Companies that produce meat substitutes have so far operated under the public radar. Still, a number of leading public companies are beginning to move toward vegetarian food, such as McDonalds, Danone (BN.PA), Hain Celestial (Hain), Tyson Food (TSN) and others. One of the pioneers in the field is Beyond Meat, which was founded in California in 2009 and has raised $193 million so far. In the first nine months of 2018, it reported revenues of $56 million. The company, which is valued at $1.35 billion, is making its preparations for an IPO on the NASDAQ (the symbol will be BYND) and its products can be found in hundreds of restaurants and food chains around the world.
That’s when I and you ask the same question: their burger looks like a regular beef burger, smells like a burger but how does it taste? Well, tasting tests conducted recived compliments both taste and texture from the tasters. In addition, Beyond Meat substitute burger is free of cholesterol, soy or gluten and contains only 5 grams of saturated fat, at least according to what the company says. If it looks like a duck and goes like a duck then it’s a duck, but science and technology prove otherwise – a burger that looks like a burger and tastes like a burger but not made of meat. This is amazing.

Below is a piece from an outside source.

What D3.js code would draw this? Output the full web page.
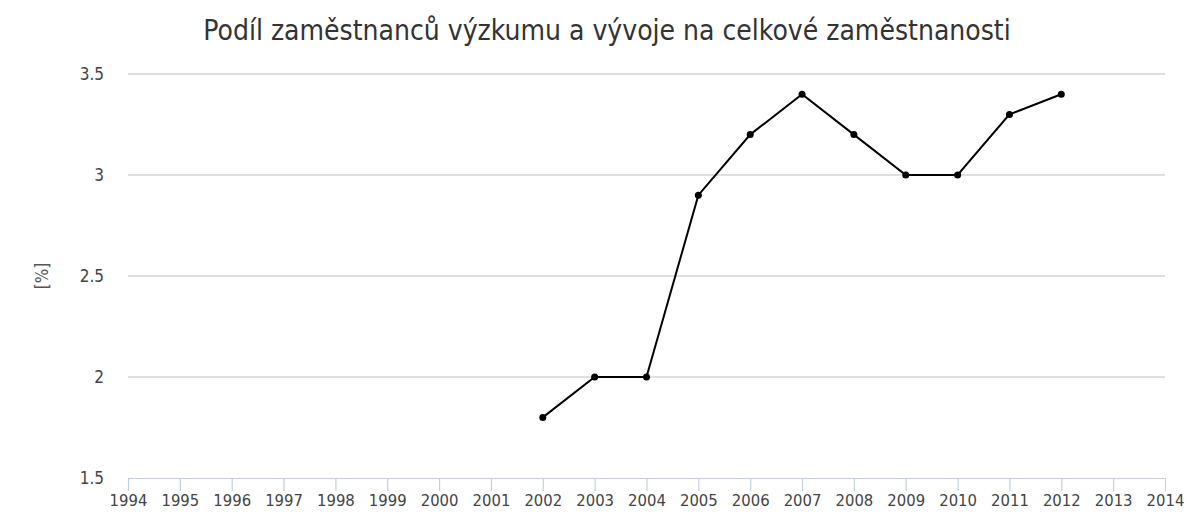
<!DOCTYPE html>
<html>
<head>
<meta charset="utf-8">
<script src="https://cdn.jsdelivr.net/npm/d3@7"></script>
<style>
  body { margin: 0; background: #fff; }
  text { font-family: "DejaVu Sans Condensed", "DejaVu Sans", Verdana, sans-serif; }
</style>
</head>
<body>
<div class="chart"></div>
<script>
// data
var years = [2002, 2003, 2004, 2005, 2006, 2007, 2008, 2009, 2010, 2011, 2012];
var shares = [1.8, 2.0, 2.0, 2.9, 3.2, 3.4, 3.2, 3.0, 3.0, 3.3, 3.4];
var xTicks = d3.range(1994, 2015);
var yTicks = [1.5, 2, 2.5, 3, 3.5];

var svgWidth = 1186;
var svgHeight = 515;

var margin = { top: 74, right: 21, bottom: 37, left: 128 };
var width = svgWidth - margin.left - margin.right;
var height = svgHeight - margin.top - margin.bottom;

var svg = d3
  .select(".chart")
  .append("svg")
  .attr("width", svgWidth)
  .attr("height", svgHeight);

var chartGroup = svg
  .append("g")
  .attr("transform", `translate(${margin.left}, ${margin.top})`);

var xScale = d3.scaleLinear().domain([1994, 2014]).range([0, width]);
var yScale = d3.scaleLinear().domain([1.5, 3.5]).range([height, 0]);

// horizontal grid lines
chartGroup
  .selectAll(".grid")
  .data(yTicks.filter((d) => d > 1.5))
  .enter()
  .append("line")
  .attr("x1", 0)
  .attr("x2", width)
  .attr("y1", (d) => yScale(d))
  .attr("y2", (d) => yScale(d))
  .attr("stroke", "#c0c0c0")
  .attr("stroke-width", 1.2);

// y axis labels (no line)
var leftAxis = d3
  .axisLeft(yScale)
  .tickValues(yTicks)
  .tickSize(0)
  .tickPadding(24)
  .tickFormat((d) => d);
var yAxis = chartGroup.append("g").call(leftAxis);
yAxis.select(".domain").remove();
yAxis
  .selectAll("text")
  .attr("fill", "#444")
  .attr("font-size", "17px");

// x axis
var bottomAxis = d3
  .axisBottom(xScale)
  .tickValues(xTicks)
  .tickSize(13)
  .tickSizeOuter(0)
  .tickPadding(3)
  .tickFormat(d3.format("d"));
var xAxis = chartGroup
  .append("g")
  .attr("transform", `translate(0, ${height})`)
  .call(bottomAxis);
xAxis.select(".domain").attr("stroke", "#c0d0e0").attr("stroke-width", 1.2);
xAxis.selectAll(".tick line").attr("stroke", "#c0d0e0").attr("stroke-width", 1.2);
xAxis
  .selectAll("text")
  .attr("fill", "#444")
  .attr("font-size", "16.5px");

// line
var line = d3
  .line()
  .x((d, i) => xScale(years[i]))
  .y((d) => yScale(d));

chartGroup
  .append("path")
  .datum(shares)
  .attr("d", line)
  .attr("fill", "none")
  .attr("stroke", "#000")
  .attr("stroke-width", 2);

chartGroup
  .selectAll("circle")
  .data(shares)
  .enter()
  .append("circle")
  .attr("cx", (d, i) => xScale(years[i]))
  .attr("cy", (d) => yScale(d))
  .attr("r", 3.5)
  .attr("fill", "#000");

// title
svg
  .append("text")
  .attr("x", 607)
  .attr("y", 40)
  .attr("text-anchor", "middle")
  .attr("font-size", "28px")
  .attr("fill", "#333")
  .text("Podíl zaměstnanců výzkumu a vývoje na celkové zaměstnanosti");

// y axis title
svg
  .append("text")
  .attr("transform", `translate(48, ${margin.top + yScale(2.5)}) rotate(-90)`)
  .attr("text-anchor", "middle")
  .attr("font-size", "17px")
  .attr("fill", "#555")
  .text("[%]");
</script>
</body>
</html>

And where is the money in the industry?
I predict that it will arrive and probably in huge amounts. Beyond Meat is the prime example of this. In the first nine months of 2018, the company generated revenues of $56.4 million, more than twice that of the corresponding period in 2017, although it ended the period with a net loss of $22.4 million. While this translates to a Price to Sales of almost 18 and make Beyond Meat IPO price too expensive for my taste, this strong growth reinforces the belief that meat substitutes have enormous commercial potential.
It is currently hard to rake in high profits, but the global market is growing fast. No, it will not happen tomorrow morning, there are many more production challenges and the cost is relatively expensive, but you remember that the best dishes are cooked slowly, right?